Islam’s stance on natural law is distinctly treated as
- Allah as the creator of the universe, creatures, nature, and the order of nature;
- the nature of humans, as part of the entire creation;
- human primordial nature and human reason, common sense and human intellect as the sources of law both in the natural law and Islamic legal and jurisprudential system.
Yet, there is very little sense of an objective, rational order in Islam because, as explained by the fourteenth-century Egyptian jurist Ahmad Ibn Naqib al-Mirsi, Allah’s laws do not have to conform themselves to any natural and rational order.
‘The good of the acts of those morally responsible is what the Lawgiver (Allah or his Messenger) has indicated is ego by permitting it or asking it be done. And the bad is what the Lawgiver has indicated is bad by asking it not to be done. The good is not what reason considers good, nor the bad what reason considers bad. The measure of good and bad, according to according to this school of thought, is the Sacred Law [sharia], not reason.’[1]
Indeed, the natural law is then reduced to how the Muslim responds to Allahs dictates. However, as can be perceived, it is not a Supreme Being as Christians profess, i.e., the Triune God: Father, Son, and Holy Ghost. And here is where the heart of the problem resides with respect to jihadists and like-minded Muslims.

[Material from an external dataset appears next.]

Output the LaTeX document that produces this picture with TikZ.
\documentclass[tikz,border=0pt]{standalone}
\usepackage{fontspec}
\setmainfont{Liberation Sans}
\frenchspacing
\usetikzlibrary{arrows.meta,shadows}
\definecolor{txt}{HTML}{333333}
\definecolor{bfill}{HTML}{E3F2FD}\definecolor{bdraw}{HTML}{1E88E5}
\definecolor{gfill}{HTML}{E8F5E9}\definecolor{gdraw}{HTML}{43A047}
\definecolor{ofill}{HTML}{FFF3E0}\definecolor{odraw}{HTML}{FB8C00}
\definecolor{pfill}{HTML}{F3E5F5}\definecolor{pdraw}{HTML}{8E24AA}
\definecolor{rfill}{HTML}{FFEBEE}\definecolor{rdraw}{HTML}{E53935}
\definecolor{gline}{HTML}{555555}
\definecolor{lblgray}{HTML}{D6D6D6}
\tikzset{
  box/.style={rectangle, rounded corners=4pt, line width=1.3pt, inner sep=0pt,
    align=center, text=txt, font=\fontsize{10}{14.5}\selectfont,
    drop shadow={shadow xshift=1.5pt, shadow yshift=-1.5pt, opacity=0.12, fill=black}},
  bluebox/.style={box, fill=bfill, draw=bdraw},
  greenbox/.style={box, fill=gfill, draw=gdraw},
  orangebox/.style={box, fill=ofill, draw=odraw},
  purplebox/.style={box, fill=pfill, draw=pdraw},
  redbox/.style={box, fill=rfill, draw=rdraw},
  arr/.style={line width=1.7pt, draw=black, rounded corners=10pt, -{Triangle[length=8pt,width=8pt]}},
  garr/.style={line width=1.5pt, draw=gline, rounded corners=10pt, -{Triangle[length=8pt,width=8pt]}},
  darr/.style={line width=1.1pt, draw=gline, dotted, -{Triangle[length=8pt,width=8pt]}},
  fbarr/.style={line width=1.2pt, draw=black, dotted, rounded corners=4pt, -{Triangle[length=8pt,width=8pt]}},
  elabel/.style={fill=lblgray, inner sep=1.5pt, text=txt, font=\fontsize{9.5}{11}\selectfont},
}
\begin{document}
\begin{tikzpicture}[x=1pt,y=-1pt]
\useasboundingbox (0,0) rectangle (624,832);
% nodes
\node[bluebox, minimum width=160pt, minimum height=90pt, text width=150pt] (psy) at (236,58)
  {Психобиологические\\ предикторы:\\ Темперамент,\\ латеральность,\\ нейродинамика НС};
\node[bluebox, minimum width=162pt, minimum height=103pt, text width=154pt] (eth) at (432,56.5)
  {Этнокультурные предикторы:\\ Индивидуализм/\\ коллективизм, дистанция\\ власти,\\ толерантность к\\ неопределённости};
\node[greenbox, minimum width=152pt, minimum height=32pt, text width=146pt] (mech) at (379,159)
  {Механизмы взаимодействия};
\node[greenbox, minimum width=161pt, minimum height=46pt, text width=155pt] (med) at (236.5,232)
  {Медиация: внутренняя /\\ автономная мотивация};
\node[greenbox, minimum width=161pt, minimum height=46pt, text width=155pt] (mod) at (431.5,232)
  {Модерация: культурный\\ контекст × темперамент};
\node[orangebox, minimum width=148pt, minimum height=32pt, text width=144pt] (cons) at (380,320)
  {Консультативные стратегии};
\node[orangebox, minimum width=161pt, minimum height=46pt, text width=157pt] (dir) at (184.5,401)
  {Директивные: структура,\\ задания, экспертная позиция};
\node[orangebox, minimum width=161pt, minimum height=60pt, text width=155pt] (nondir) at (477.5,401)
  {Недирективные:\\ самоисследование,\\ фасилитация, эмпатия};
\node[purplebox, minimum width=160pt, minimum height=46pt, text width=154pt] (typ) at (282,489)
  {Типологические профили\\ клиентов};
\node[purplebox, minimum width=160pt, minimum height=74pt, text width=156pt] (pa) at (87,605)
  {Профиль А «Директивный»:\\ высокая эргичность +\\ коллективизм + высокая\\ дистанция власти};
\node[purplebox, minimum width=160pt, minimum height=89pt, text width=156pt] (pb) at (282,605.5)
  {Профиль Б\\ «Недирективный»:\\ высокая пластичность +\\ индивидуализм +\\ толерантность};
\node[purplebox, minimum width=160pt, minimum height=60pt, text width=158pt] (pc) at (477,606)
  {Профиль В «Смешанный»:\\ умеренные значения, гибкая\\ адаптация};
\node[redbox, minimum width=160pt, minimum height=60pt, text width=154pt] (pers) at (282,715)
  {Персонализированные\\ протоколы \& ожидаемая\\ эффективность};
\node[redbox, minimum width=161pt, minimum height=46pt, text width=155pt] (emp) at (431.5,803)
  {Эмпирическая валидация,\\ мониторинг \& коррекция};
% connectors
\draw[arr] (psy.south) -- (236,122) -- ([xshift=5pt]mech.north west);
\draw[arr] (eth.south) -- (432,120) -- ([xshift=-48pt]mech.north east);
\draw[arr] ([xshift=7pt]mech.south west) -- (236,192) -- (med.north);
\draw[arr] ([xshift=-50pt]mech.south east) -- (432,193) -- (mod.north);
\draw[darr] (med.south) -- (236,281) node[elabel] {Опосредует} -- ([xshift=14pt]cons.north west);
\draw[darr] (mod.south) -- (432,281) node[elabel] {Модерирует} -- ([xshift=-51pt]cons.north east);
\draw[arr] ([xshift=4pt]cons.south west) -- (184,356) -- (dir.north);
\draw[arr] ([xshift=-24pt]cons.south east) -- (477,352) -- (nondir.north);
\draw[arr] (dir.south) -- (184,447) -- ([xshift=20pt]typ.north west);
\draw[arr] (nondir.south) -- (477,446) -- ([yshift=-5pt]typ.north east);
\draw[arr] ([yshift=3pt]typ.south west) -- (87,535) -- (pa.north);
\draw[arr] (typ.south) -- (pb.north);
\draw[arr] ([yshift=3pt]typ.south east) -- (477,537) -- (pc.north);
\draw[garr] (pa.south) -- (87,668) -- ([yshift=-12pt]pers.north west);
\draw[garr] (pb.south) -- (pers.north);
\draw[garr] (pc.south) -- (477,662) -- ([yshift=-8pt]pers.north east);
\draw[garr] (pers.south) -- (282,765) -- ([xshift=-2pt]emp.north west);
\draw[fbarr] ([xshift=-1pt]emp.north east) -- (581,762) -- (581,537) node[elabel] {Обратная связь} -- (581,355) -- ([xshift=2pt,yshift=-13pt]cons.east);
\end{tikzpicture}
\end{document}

The Islamic Concept of God
Muslims believe, just as Christians, that human reason must be in harmony with God. Yet, while Nostra Aetate, the Declaration on the Relation of the Church to Non-Christian Religions of the Second Vatican Council, stated that Muslims believe in the same One and Merciful God as Christians, the former uphold a literal and strict unity of God (tawhid). In other words, they outright refute the divinity of Jesus and consequently, the Christian profession of the Holy Trinity (Father, Son [Jesus], and Holy Spirit):
They [Christians] have certainly blasphemed who say: ‘Allah [God] is the Messiah, the son of Mary’, while the Messiah has said: ‘O Children of Israel, worship Allah, my Lord and your Lord’: for there is no God except one God Allah. They have certainly blasphemed who say, “Allah is the third of three”’—Sura 5, 72.
Muslims do hold that Jesus is the Messiah, but not in the Christian understanding that He is the Redeemer of the human race:
‘Verily the Messiah [al-Masīḥ], Jesus son of Mary, was only a messenger of Allah’ —Sura 4, 171.

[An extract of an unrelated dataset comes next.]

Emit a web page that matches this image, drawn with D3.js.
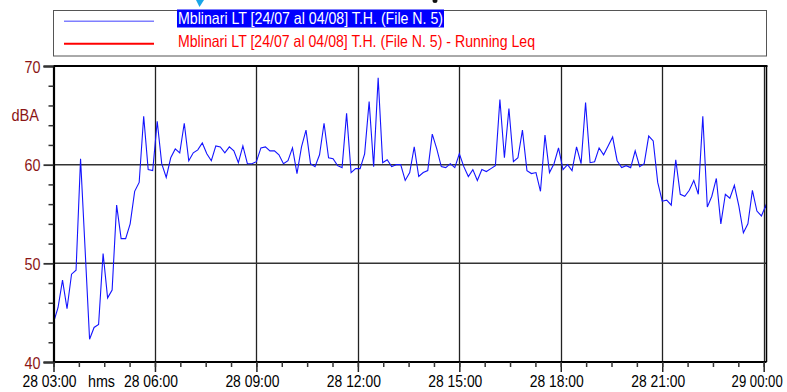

The term al-Masīḥ, while related to the Hebrew notion of being ‘anointed,’ as the jurist and historian Muhammad Ibn Jarir al-Tabari (839–923) explains, is an honorific title ‘understood to refer to his having been purified by Allah of sin’.[2]
For the Muslim, God is exclusively transcendent and cannot interact with his creation as He did, according to Christian doctrine when He became incarnate and lived among us in the person of Jesus.

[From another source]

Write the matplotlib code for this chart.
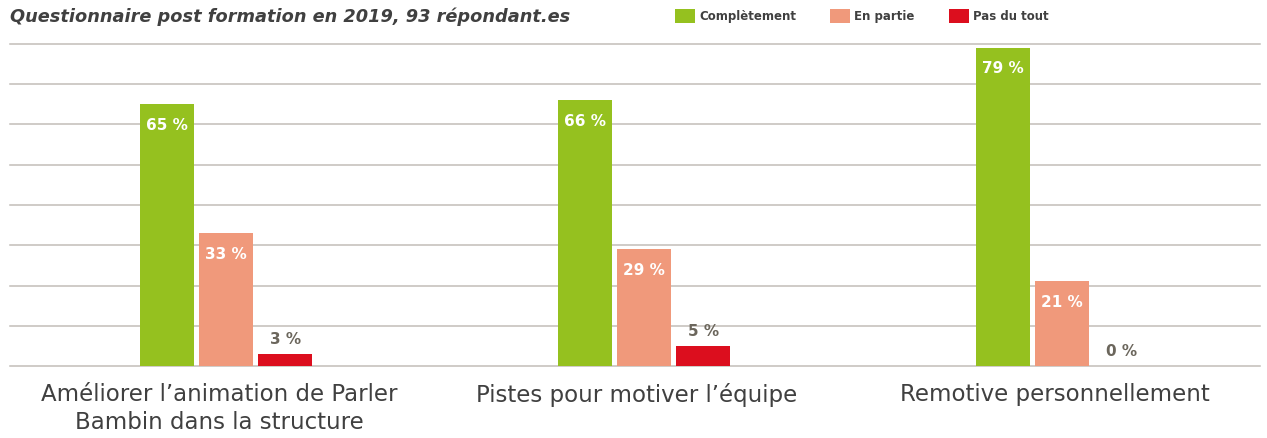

Since we are naturally humble, a trait the Islamic god cannot possess, we cannot claim transcendence
The transcendence of Allah is rationalised via our state of imperfection. Since we are naturally humble, a trait the Islamic god cannot possess, we cannot claim transcendence, superiority, or exaltedness or dispute with our Creator over the exclusive characteristics of his divinity and lordship. In essence, Allah created us not because he loves his creation or wants to be a part of it, as taught by Christianity, but only because we must acknowledge that Allah exists and that he must be worshiped:
‘I did not create jinn and mankind, save to worship me’ —Sura 51, 56.
Notwithstanding the Loving One (al-Wadud) being among the list of ninety-nine names of Allah, it does not mean ‘God is love’, as written in the New Testament. In fact, the phrase in Arabic for ‘Allah is love’ (Allahu muhibba) is altogether absent from his attributes. “Love”, as with any other attribute of Allah, is a description of an action or command he has taken and not an expression of his nature since, unlike the Christian understanding of God, we cannot in any manner know the nature of Allah. We can only know his will.
This is why the ability for Muslims to exercise their rights is constrained to observance of statutes in which they cannot discern otherwise, especially for jihadists who cite the violence verses in both the Quran and hadiths in order to justify their crimes against humanity.
[1] Robert Reilly, The Closing of the Muslim Mind: How Intellectual Suicide Created the Modern Islamist Crisis (Wilmington: Intercollegiate Studies Institute, 2011), 73–74.
[2] Seyyed Hossein Nasr, ed., The Study of the Quran (New York: HarperCollins Publishers, 2015), 266–267.